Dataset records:
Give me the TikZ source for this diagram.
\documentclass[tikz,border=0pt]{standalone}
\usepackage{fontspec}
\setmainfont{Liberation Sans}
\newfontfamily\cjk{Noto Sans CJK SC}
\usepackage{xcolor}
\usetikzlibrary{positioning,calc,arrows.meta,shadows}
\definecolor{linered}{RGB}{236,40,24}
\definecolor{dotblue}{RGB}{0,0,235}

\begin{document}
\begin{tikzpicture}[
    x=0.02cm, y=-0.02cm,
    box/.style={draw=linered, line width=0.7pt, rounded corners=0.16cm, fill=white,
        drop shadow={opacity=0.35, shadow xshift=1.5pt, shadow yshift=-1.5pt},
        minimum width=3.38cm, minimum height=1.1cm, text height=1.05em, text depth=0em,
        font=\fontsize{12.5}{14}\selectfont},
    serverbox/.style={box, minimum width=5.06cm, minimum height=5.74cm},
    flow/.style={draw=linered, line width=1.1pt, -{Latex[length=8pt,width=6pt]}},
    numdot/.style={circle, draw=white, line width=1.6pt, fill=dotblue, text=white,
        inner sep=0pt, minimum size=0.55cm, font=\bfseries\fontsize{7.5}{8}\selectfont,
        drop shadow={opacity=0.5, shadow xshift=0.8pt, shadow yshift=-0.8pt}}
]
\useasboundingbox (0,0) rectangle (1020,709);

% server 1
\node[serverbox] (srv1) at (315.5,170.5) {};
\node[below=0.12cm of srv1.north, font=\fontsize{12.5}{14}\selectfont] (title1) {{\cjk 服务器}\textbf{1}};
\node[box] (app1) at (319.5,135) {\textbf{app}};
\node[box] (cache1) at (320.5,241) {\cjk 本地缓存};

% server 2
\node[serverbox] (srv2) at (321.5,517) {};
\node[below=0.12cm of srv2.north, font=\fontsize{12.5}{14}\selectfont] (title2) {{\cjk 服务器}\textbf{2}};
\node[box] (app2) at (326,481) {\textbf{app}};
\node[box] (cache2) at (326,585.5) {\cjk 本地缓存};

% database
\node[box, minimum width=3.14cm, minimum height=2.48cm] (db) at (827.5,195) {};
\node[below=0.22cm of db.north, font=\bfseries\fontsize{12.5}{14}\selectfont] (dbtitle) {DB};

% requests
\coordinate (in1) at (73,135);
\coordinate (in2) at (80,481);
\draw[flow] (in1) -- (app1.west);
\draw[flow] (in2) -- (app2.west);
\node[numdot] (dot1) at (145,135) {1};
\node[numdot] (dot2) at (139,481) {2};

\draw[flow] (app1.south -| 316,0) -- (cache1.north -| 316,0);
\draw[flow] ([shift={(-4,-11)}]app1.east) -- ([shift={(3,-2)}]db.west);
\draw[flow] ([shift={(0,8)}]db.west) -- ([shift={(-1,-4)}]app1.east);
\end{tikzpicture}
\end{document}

--

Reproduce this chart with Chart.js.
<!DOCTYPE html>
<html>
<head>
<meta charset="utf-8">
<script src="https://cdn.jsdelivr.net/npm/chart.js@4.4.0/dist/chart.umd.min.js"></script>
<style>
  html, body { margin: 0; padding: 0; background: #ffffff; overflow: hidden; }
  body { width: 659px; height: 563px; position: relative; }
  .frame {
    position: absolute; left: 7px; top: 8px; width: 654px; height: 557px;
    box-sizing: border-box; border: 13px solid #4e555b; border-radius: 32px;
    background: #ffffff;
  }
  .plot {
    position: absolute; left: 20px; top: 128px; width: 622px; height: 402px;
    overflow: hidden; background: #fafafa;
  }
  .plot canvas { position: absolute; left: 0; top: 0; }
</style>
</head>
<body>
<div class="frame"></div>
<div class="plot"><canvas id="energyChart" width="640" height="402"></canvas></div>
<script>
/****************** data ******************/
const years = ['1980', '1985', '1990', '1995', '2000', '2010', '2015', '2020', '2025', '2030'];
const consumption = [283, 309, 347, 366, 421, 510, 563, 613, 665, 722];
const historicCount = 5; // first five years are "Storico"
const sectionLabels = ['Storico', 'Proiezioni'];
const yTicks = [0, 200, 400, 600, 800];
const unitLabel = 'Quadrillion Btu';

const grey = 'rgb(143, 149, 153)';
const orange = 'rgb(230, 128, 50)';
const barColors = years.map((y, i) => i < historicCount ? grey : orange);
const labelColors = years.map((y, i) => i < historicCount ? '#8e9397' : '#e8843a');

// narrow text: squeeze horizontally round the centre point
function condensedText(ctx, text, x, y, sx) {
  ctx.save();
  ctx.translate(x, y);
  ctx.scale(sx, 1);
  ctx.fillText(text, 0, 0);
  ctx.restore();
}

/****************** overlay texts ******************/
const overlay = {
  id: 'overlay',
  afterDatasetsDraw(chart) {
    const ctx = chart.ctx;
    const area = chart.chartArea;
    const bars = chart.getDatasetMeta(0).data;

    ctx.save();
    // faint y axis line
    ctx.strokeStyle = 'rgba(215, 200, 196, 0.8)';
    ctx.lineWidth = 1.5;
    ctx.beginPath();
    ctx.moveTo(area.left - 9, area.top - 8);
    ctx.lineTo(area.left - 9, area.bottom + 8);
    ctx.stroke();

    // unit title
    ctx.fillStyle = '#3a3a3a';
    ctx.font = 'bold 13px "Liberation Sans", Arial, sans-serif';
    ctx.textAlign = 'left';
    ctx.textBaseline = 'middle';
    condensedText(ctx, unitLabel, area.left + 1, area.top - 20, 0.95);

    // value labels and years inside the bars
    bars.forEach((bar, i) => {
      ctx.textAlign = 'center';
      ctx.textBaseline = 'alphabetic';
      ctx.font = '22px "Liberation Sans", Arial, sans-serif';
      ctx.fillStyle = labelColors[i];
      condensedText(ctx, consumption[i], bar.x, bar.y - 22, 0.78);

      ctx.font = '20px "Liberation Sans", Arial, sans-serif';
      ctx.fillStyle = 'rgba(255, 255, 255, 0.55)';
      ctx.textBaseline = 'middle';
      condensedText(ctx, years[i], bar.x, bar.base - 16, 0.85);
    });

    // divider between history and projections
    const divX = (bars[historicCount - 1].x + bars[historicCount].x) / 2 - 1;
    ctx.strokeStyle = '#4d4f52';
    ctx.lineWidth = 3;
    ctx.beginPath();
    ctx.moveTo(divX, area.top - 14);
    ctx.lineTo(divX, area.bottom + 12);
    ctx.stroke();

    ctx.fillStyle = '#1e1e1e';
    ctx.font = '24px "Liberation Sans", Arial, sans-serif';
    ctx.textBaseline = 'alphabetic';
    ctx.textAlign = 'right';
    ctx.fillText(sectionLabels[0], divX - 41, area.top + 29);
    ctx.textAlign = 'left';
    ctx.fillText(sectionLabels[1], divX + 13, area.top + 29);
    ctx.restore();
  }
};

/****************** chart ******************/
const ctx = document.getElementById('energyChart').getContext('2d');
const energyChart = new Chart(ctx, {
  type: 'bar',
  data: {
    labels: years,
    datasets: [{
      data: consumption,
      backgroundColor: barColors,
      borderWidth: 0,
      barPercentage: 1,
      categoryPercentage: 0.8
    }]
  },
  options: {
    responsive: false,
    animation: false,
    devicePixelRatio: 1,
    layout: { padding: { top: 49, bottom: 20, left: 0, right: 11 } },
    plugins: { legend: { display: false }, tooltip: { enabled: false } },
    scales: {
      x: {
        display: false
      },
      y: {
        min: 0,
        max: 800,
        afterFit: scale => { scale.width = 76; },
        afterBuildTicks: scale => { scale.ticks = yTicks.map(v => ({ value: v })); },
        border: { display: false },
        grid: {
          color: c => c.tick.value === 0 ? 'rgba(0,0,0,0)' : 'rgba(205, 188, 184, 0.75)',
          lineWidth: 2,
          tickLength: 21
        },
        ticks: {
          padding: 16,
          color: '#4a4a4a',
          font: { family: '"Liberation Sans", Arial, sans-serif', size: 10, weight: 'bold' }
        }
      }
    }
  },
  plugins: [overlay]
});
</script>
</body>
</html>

THE PROBLEM:
Quote the data above from the line containing "Give me the TikZ source for this diagram." to the line containing "(0,0) rectangle (1020,709);", inclusive, and stop.

CORRECT RESULT:
Give me the TikZ source for this diagram.
\documentclass[tikz,border=0pt]{standalone}
\usepackage{fontspec}
\setmainfont{Liberation Sans}
\newfontfamily\cjk{Noto Sans CJK SC}
\usepackage{xcolor}
\usetikzlibrary{positioning,calc,arrows.meta,shadows}
\definecolor{linered}{RGB}{236,40,24}
\definecolor{dotblue}{RGB}{0,0,235}

\begin{document}
\begin{tikzpicture}[
    x=0.02cm, y=-0.02cm,
    box/.style={draw=linered, line width=0.7pt, rounded corners=0.16cm, fill=white,
        drop shadow={opacity=0.35, shadow xshift=1.5pt, shadow yshift=-1.5pt},
        minimum width=3.38cm, minimum height=1.1cm, text height=1.05em, text depth=0em,
        font=\fontsize{12.5}{14}\selectfont},
    serverbox/.style={box, minimum width=5.06cm, minimum height=5.74cm},
    flow/.style={draw=linered, line width=1.1pt, -{Latex[length=8pt,width=6pt]}},
    numdot/.style={circle, draw=white, line width=1.6pt, fill=dotblue, text=white,
        inner sep=0pt, minimum size=0.55cm, font=\bfseries\fontsize{7.5}{8}\selectfont,
        drop shadow={opacity=0.5, shadow xshift=0.8pt, shadow yshift=-0.8pt}}
]
\useasboundingbox (0,0) rectangle (1020,709);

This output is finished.